# JBL CS1215 Subwoofer [Honest Review] for Car and Home audio



## bhvm (Apr 3, 2014)

Hello Friends,
Today we will be reviewing a Simple, Budget Subwoofer that goes by the name of JBL CS1215 or CS1215B. I was looking for a Pocket friendly, Sealed Woofer for my car and home use. I found this JBL woofer for quite a bargain at around INR 4k. The Woofer came with Factory designed Sealed box which is quite good. I hunted the Net about for a week but could't find any decent reviews for this product, so here I am posting my own review to help others decide.

*The Spec-*
Type	12 inch (300 mm) Subwoofer 
Series	CS 
Peak power	1100 W 
RMS power	275 W 
Sensitivity	90 dB 
Frequency response	35Hz-200Hz 
Impedance	4 ohm 
Voice Coil Diameter	50 mm 
Mounting Depth 	153 mm

*The Build-*
The Subwoofer Comes with a Sealed Box. I always prefer sealed boxes as they deliver tighter, More accurate Box. The Box design is Sturdy and is Covered in Black Carpet. There are 2 Steel bars to protect the subwoofer cone. The Look is very classy although I sometimes feel worried that Bags/Luggage Placed in Car could damage the Woofer cone. A full Grille would be welcome here.

The woofer box is deeper than I would like and hence eats up the last row seats which could be a problem for some of you.

*Connection-*
The Screw type Quick disconnect Connections are Located at the Back of woofer. Being a Single voice coil, Connections are as simple at it gets.

*Woofer Quality-*
Being a budget woofer, I won't be very critical about the Quality. The Woofer cone is made of Fiber. The surround Is made of Rubber. The Excursion capablity is Medium. This is not a woofer that could blow your ears off. Rather, its a simple product to augment the low end of your system. Its the perefct woofer to causual listeners who love deep, accurate Bass. SPL and volume lovers should look elsewhere.

However, In comparision to my SONY GTX 150LE 15 inch sealed monster sub, the difference is quality is noticeable. The Sony 15 inch has better quality, High roll surround, Stiffer cone, and overall Better build quality than this one. Obiviously It costs over double this JB CS1215 woofer. However, for the price, The build quality leaves nothing to fret about.

*Woofer Performance-*
The Performance is satisfactory. I have connected it to my JBL GTX 646 4 channel amp. The AMP is wired in Bridged Mode and Pushes in the likes of 200W RMS to the Sub. The Volume is good enough for my needs and the Thump is decent. The woofer has adequate output in Low end spectrum like 35~50Hz. 
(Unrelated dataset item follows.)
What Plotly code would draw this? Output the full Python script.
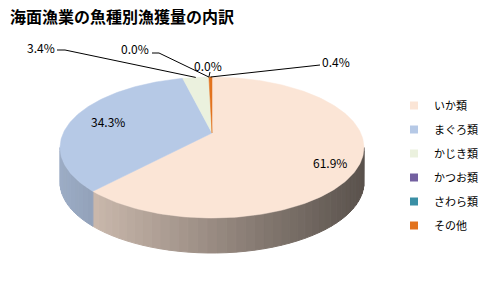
import numpy as np
import plotly.graph_objects as go

# ---------------- data ----------------
title_text = "海面漁業の魚種別漁獲量の内訳"
categories = ["いか類", "まぐろ類", "かじき類", "かつお類", "さわら類", "その他"]
shares = [61.9, 34.3, 3.4, 0.0, 0.0, 0.4]
label_texts = [f"{v:.1f}%" for v in shares]

# ---------------- styles ----------------
top_colors = ["#FBE5D6", "#B6C9E6", "#EBF1DE", "#7360A0", "#3A8FA5", "#E2731E"]
FONT = "Noto Sans CJK JP"
W, H = 497, 298

# pie geometry (pixel space, perspective projection of a tilted disc)
CX, CY = 212.0, 133.0
R, B, K = 148.7, 67.5, 0.206
DEPTH = 35.0


def proj(theta_deg, dy=0.0):
    t = np.radians(np.asarray(theta_deg, dtype=float))
    u = np.sin(t)
    v = -np.cos(t)
    s = 1.0 / (1.0 - K * v)
    return CX + R * u * s, CY + B * v * s + dy


def hex_rgb(h):
    h = h.lstrip("#")
    return tuple(int(h[i:i + 2], 16) for i in (0, 2, 4))


total = sum(shares)
ends = np.cumsum([v / total * 360.0 for v in shares])
starts = np.concatenate([[0.0], ends[:-1]])

fig = go.Figure()

# ---- side walls (front-facing part of the rim) ----
th_right = np.degrees(np.arccos(-K))
th_left = 360.0 - th_right
xmin = CX - R / np.sqrt(1 - K * K)
xmax = CX + R / np.sqrt(1 - K * K)
for i, (a0, a1) in enumerate(zip(starts, ends)):
    lo, hi = max(a0, th_right), min(a1, th_left)
    if hi <= lo:
        continue
    n = max(1, int(np.ceil((hi - lo) / 3.0)))
    edges = np.linspace(lo, hi, n + 1)
    base = hex_rgb(top_colors[i])
    for e0, e1 in zip(edges[:-1], edges[1:]):
        th = np.linspace(e0, e1, 6)
        xt, yt = proj(th)
        xb, yb = proj(th[::-1], DEPTH)
        xm = float(np.mean(xt))
        t = (xm - xmin) / (xmax - xmin)
        f = 0.86 - 0.5 * t
        col = "rgb({},{},{})".format(*[int(c * f) for c in base])
        fig.add_trace(go.Scatter(
            x=list(xt) + list(xb) + [xt[0]], y=list(yt) + list(yb) + [yt[0]],
            mode="lines", fill="toself", fillcolor=col,
            line=dict(color=col, width=1), showlegend=False, hoverinfo="skip"))

# ---- top faces ----
for i, (a0, a1) in enumerate(zip(starts, ends)):
    if a1 - a0 <= 0:
        continue
    th = np.linspace(a0, a1, max(3, int((a1 - a0) / 1.0) + 2))
    x, y = proj(th)
    fig.add_trace(go.Scatter(
        x=[CX] + list(x) + [CX], y=[CY] + list(y) + [CY],
        mode="lines", fill="toself", fillcolor=top_colors[i],
        line=dict(color=top_colors[i], width=0.5),
        showlegend=False, name=categories[i], hoverinfo="skip"))

# ---- data labels ----
mids = (starts + ends) / 2.0
inside_pos = {0: (330, 162), 1: (108, 121)}
outside = {  # label centre, elbow points (layout)
    2: ((41, 47), [(57, 50), (65, 50)]),
    3: ((135, 48), [(152, 53), (159, 53)]),
    4: ((208, 65), [(210, 72)]),
    5: ((336, 61), [(320, 65)]),
}
for i, txt in enumerate(label_texts):
    if i in inside_pos:
        lx, ly = inside_pos[i]
    else:
        (lx, ly), elbow = outside[i]
        ex, ey = proj(mids[i])
        xs = [p[0] for p in elbow] + [float(ex)]
        ys = [p[1] for p in elbow] + [float(ey)]
        fig.add_trace(go.Scatter(x=xs, y=ys, mode="lines",
                                 line=dict(color="black", width=1),
                                 showlegend=False, hoverinfo="skip"))
    fig.add_annotation(x=lx, y=ly, xref="x", yref="y", text=txt,
                       showarrow=False, font=dict(family=FONT, size=12, color="#000000"))

# ---- legend entries ----
for i, name in enumerate(categories):
    fig.add_trace(go.Scatter(x=[None], y=[None], mode="markers", name=name,
                             legendgroup=name,
                             marker=dict(symbol="square", size=8, color=top_colors[i])))

fig.update_layout(
    width=W, height=H, autosize=False,
    margin=dict(l=0, r=0, t=0, b=0),
    paper_bgcolor="white", plot_bgcolor="white",
    xaxis=dict(range=[0, W], visible=False, fixedrange=True),
    yaxis=dict(range=[H, 0], visible=False, fixedrange=True),
    title=dict(text="<b>" + title_text + "</b>", x=10 / W, xanchor="left",
               y=1 - 17 / H, yanchor="middle", xref="paper", yref="paper",
               font=dict(family=FONT, size=16, color="#000000")),
    legend=dict(x=394 / W, xanchor="left", y=1 - 91 / H, yanchor="top",
                font=dict(family=FONT, size=11, color="#000000"),
                tracegroupgap=5, itemwidth=30, bgcolor="rgba(0,0,0,0)"),
    showlegend=True,
)

fig.write_html("out.html")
I Have also tested the JBL CS1215 on my home Amp and performance is still very good. My home amp is rated just at 24W RMS and the higher sensitivity and Lighter cone of the woofer helps gain decent bass at Low RMS. I would highly suggest people go for this woofer for their home audio compared to puny 5 inch and 6.5 inch woofers you usually get with Home Theater systems or 5.1 Systems. At the Same RMS and volume, this SUB is Insanely better in Sound quality and volume.

 I love the TONE of woofer which has low,growling and deep bass rather than the DOOF DOOF shallow bass that some people like. If you want DOOF DOOF or Boomy bass, please look for a ported woofer.

*Price-*
The Woofer was brought for INR 4k from Bombay.

*Links-*
JBL - CS1215B - 12 inch Subwoofer Box Enclosure (1100 W) - Buy Online @ Snapdeal.com

“Thunderbolt” XUV 5OO Detailed Review (Decals, Audio, LED, Mods++)


----------



## funskar (Apr 3, 2014)

Congo for jbl n ur xuv500


----------



## $hadow (Apr 22, 2014)

Connecting it to the car is easy? 
I want something similar for my Scorpio not in mood to overspend. Found this one nice.  
Ordered it


----------



## bhvm (Apr 22, 2014)

$hadow said:


> Connecting it to the car is easy?
> I want something similar for my Scorpio not in mood to overspend. Found this one nice.
> Ordered it



yep. do you already have the amp installed?


----------



## $hadow (Apr 22, 2014)

bhvm said:


> yep. do you already have the amp installed?



Yeah I did have amp installed but was looking for something similar like this finally found one. 
Thanks to you.


----------